WORK TO BE COMPLETED | Repeat the data word for word. Do not include the pictures.
** begin **
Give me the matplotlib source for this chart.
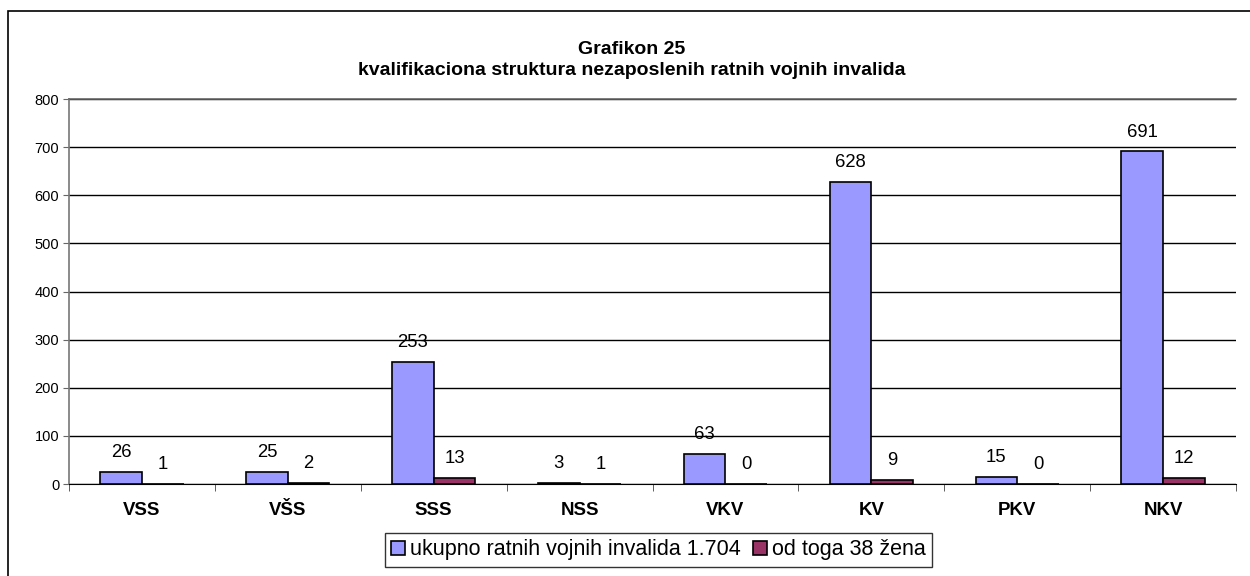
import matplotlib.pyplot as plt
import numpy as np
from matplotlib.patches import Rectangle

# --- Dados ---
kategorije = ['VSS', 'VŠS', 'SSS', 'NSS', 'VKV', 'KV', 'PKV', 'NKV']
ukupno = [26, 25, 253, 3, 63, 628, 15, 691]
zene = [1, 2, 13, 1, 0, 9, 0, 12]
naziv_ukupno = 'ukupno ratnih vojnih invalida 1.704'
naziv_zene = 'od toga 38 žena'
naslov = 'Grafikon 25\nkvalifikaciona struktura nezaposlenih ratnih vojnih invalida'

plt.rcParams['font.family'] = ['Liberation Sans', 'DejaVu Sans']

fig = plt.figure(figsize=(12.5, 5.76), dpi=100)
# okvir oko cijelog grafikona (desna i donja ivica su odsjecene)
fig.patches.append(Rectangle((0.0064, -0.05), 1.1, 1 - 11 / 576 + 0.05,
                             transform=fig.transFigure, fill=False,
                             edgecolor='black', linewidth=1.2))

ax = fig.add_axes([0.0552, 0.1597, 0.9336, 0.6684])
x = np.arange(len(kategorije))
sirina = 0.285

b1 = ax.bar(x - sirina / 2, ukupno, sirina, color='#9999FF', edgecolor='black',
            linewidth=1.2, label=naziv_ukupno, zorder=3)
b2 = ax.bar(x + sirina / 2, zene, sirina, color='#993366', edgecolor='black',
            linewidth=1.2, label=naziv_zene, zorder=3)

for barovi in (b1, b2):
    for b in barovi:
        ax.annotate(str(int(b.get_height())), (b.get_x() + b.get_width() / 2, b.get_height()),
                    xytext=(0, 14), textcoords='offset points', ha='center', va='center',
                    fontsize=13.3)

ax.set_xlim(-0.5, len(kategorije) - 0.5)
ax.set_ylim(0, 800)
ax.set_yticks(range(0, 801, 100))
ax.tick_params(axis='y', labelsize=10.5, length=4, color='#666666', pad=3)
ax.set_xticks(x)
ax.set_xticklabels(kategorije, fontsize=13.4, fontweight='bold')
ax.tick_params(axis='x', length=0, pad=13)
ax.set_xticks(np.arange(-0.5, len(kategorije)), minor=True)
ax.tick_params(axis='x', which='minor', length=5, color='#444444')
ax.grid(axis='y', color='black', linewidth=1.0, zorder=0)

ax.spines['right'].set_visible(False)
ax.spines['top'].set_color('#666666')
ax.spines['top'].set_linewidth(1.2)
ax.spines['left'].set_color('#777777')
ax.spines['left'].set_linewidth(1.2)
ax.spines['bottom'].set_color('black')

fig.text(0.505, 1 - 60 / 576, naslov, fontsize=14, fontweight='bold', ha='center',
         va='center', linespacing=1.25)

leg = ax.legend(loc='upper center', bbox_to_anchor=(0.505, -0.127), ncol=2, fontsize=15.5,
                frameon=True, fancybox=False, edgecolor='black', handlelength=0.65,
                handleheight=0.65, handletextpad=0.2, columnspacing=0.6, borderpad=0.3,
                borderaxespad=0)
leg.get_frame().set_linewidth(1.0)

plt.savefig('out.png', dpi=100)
** end **
RESULT OF THE EXERCISE |
Give me the matplotlib source for this chart.
import matplotlib.pyplot as plt
import numpy as np
from matplotlib.patches import Rectangle

# --- Dados ---
kategorije = ['VSS', 'VŠS', 'SSS', 'NSS', 'VKV', 'KV', 'PKV', 'NKV']
ukupno = [26, 25, 253, 3, 63, 628, 15, 691]
zene = [1, 2, 13, 1, 0, 9, 0, 12]
naziv_ukupno = 'ukupno ratnih vojnih invalida 1.704'
naziv_zene = 'od toga 38 žena'
naslov = 'Grafikon 25\nkvalifikaciona struktura nezaposlenih ratnih vojnih invalida'

plt.rcParams['font.family'] = ['Liberation Sans', 'DejaVu Sans']

fig = plt.figure(figsize=(12.5, 5.76), dpi=100)
# okvir oko cijelog grafikona (desna i donja ivica su odsjecene)
fig.patches.append(Rectangle((0.0064, -0.05), 1.1, 1 - 11 / 576 + 0.05,
                             transform=fig.transFigure, fill=False,
                             edgecolor='black', linewidth=1.2))

ax = fig.add_axes([0.0552, 0.1597, 0.9336, 0.6684])
x = np.arange(len(kategorije))
sirina = 0.285

b1 = ax.bar(x - sirina / 2, ukupno, sirina, color='#9999FF', edgecolor='black',
            linewidth=1.2, label=naziv_ukupno, zorder=3)
b2 = ax.bar(x + sirina / 2, zene, sirina, color='#993366', edgecolor='black',
            linewidth=1.2, label=naziv_zene, zorder=3)

for barovi in (b1, b2):
    for b in barovi:
        ax.annotate(str(int(b.get_height())), (b.get_x() + b.get_width() / 2, b.get_height()),
                    xytext=(0, 14), textcoords='offset points', ha='center', va='center',
                    fontsize=13.3)

ax.set_xlim(-0.5, len(kategorije) - 0.5)
ax.set_ylim(0, 800)
ax.set_yticks(range(0, 801, 100))
ax.tick_params(axis='y', labelsize=10.5, length=4, color='#666666', pad=3)
ax.set_xticks(x)
ax.set_xticklabels(kategorije, fontsize=13.4, fontweight='bold')
ax.tick_params(axis='x', length=0, pad=13)
ax.set_xticks(np.arange(-0.5, len(kategorije)), minor=True)
ax.tick_params(axis='x', which='minor', length=5, color='#444444')
ax.grid(axis='y', color='black', linewidth=1.0, zorder=0)

ax.spines['right'].set_visible(False)
ax.spines['top'].set_color('#666666')
ax.spines['top'].set_linewidth(1.2)
ax.spines['left'].set_color('#777777')
ax.spines['left'].set_linewidth(1.2)
ax.spines['bottom'].set_color('black')

fig.text(0.505, 1 - 60 / 576, naslov, fontsize=14, fontweight='bold', ha='center',
         va='center', linespacing=1.25)

leg = ax.legend(loc='upper center', bbox_to_anchor=(0.505, -0.127), ncol=2, fontsize=15.5,
                frameon=True, fancybox=False, edgecolor='black', handlelength=0.65,
                handleheight=0.65, handletextpad=0.2, columnspacing=0.6, borderpad=0.3,
                borderaxespad=0)
leg.get_frame().set_linewidth(1.0)

plt.savefig('out.png', dpi=100)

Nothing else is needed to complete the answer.